__WRITTEN REQUEST__: Give every line back verbatim, dropping all images.

__DATASET CONTENT__:
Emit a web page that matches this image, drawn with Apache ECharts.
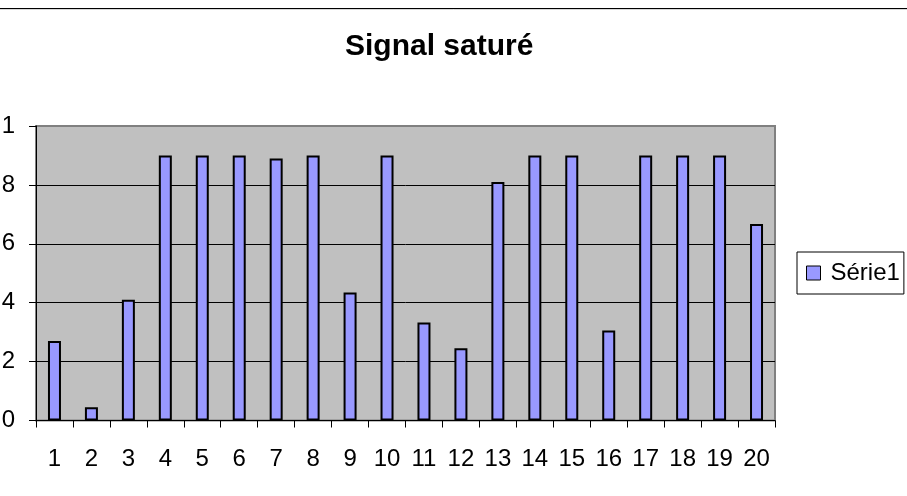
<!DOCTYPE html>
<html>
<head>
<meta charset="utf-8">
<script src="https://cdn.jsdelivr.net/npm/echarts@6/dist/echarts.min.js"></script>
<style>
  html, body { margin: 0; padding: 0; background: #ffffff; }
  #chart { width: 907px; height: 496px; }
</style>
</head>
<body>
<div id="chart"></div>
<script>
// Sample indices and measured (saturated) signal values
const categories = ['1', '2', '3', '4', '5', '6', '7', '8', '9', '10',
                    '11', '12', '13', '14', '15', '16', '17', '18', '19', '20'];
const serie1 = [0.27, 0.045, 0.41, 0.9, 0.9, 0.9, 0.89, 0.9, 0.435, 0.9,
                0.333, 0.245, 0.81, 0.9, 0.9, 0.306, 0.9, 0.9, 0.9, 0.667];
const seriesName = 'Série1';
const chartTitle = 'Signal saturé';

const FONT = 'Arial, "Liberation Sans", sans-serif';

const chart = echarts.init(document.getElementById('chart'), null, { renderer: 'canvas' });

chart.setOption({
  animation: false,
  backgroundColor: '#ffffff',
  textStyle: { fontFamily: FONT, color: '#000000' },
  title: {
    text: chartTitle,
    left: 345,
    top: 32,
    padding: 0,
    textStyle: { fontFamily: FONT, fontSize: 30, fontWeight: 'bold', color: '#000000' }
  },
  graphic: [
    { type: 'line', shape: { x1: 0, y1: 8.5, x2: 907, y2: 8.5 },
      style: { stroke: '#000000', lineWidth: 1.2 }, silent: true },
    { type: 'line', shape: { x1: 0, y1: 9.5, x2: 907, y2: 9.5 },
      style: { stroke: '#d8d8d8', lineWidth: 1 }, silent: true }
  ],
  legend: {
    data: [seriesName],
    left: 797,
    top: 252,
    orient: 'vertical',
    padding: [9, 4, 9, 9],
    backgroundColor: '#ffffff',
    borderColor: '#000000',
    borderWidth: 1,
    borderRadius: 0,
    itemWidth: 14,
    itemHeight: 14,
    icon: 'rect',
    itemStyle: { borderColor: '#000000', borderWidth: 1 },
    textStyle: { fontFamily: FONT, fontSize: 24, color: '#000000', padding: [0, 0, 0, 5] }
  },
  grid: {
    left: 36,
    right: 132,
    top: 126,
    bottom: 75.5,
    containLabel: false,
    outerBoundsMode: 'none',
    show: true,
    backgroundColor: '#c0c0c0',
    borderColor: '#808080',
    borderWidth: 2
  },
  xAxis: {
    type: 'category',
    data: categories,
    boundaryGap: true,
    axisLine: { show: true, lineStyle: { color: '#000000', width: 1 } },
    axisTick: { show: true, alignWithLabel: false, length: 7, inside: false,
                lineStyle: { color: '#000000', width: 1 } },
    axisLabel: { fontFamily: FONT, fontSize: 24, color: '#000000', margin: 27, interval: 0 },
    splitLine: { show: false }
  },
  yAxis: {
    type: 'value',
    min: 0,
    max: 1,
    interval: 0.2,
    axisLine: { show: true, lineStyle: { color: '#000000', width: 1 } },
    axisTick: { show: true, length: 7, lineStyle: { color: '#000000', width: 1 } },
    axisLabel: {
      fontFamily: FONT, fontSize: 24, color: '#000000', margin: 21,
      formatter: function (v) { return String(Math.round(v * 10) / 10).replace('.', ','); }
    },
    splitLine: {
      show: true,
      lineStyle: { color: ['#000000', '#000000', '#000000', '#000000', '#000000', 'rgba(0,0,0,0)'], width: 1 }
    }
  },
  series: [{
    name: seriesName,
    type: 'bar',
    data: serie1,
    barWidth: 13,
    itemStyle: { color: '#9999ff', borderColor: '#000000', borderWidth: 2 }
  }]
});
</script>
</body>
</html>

__RESULT FOR THIS EXERCISE__:
Emit a web page that matches this image, drawn with Apache ECharts.
<!DOCTYPE html>
<html>
<head>
<meta charset="utf-8">
<script src="https://cdn.jsdelivr.net/npm/echarts@6/dist/echarts.min.js"></script>
<style>
  html, body { margin: 0; padding: 0; background: #ffffff; }
  #chart { width: 907px; height: 496px; }
</style>
</head>
<body>
<div id="chart"></div>
<script>
// Sample indices and measured (saturated) signal values
const categories = ['1', '2', '3', '4', '5', '6', '7', '8', '9', '10',
                    '11', '12', '13', '14', '15', '16', '17', '18', '19', '20'];
const serie1 = [0.27, 0.045, 0.41, 0.9, 0.9, 0.9, 0.89, 0.9, 0.435, 0.9,
                0.333, 0.245, 0.81, 0.9, 0.9, 0.306, 0.9, 0.9, 0.9, 0.667];
const seriesName = 'Série1';
const chartTitle = 'Signal saturé';

const FONT = 'Arial, "Liberation Sans", sans-serif';

const chart = echarts.init(document.getElementById('chart'), null, { renderer: 'canvas' });

chart.setOption({
  animation: false,
  backgroundColor: '#ffffff',
  textStyle: { fontFamily: FONT, color: '#000000' },
  title: {
    text: chartTitle,
    left: 345,
    top: 32,
    padding: 0,
    textStyle: { fontFamily: FONT, fontSize: 30, fontWeight: 'bold', color: '#000000' }
  },
  graphic: [
    { type: 'line', shape: { x1: 0, y1: 8.5, x2: 907, y2: 8.5 },
      style: { stroke: '#000000', lineWidth: 1.2 }, silent: true },
    { type: 'line', shape: { x1: 0, y1: 9.5, x2: 907, y2: 9.5 },
      style: { stroke: '#d8d8d8', lineWidth: 1 }, silent: true }
  ],
  legend: {
    data: [seriesName],
    left: 797,
    top: 252,
    orient: 'vertical',
    padding: [9, 4, 9, 9],
    backgroundColor: '#ffffff',
    borderColor: '#000000',
    borderWidth: 1,
    borderRadius: 0,
    itemWidth: 14,
    itemHeight: 14,
    icon: 'rect',
    itemStyle: { borderColor: '#000000', borderWidth: 1 },
    textStyle: { fontFamily: FONT, fontSize: 24, color: '#000000', padding: [0, 0, 0, 5] }
  },
  grid: {
    left: 36,
    right: 132,
    top: 126,
    bottom: 75.5,
    containLabel: false,
    outerBoundsMode: 'none',
    show: true,
    backgroundColor: '#c0c0c0',
    borderColor: '#808080',
    borderWidth: 2
  },
  xAxis: {
    type: 'category',
    data: categories,
    boundaryGap: true,
    axisLine: { show: true, lineStyle: { color: '#000000', width: 1 } },
    axisTick: { show: true, alignWithLabel: false, length: 7, inside: false,
                lineStyle: { color: '#000000', width: 1 } },
    axisLabel: { fontFamily: FONT, fontSize: 24, color: '#000000', margin: 27, interval: 0 },
    splitLine: { show: false }
  },
  yAxis: {
    type: 'value',
    min: 0,
    max: 1,
    interval: 0.2,
    axisLine: { show: true, lineStyle: { color: '#000000', width: 1 } },
    axisTick: { show: true, length: 7, lineStyle: { color: '#000000', width: 1 } },
    axisLabel: {
      fontFamily: FONT, fontSize: 24, color: '#000000', margin: 21,
      formatter: function (v) { return String(Math.round(v * 10) / 10).replace('.', ','); }
    },
    splitLine: {
      show: true,
      lineStyle: { color: ['#000000', '#000000', '#000000', '#000000', '#000000', 'rgba(0,0,0,0)'], width: 1 }
    }
  },
  series: [{
    name: seriesName,
    type: 'bar',
    data: serie1,
    barWidth: 13,
    itemStyle: { color: '#9999ff', borderColor: '#000000', borderWidth: 2 }
  }]
});
</script>
</body>
</html>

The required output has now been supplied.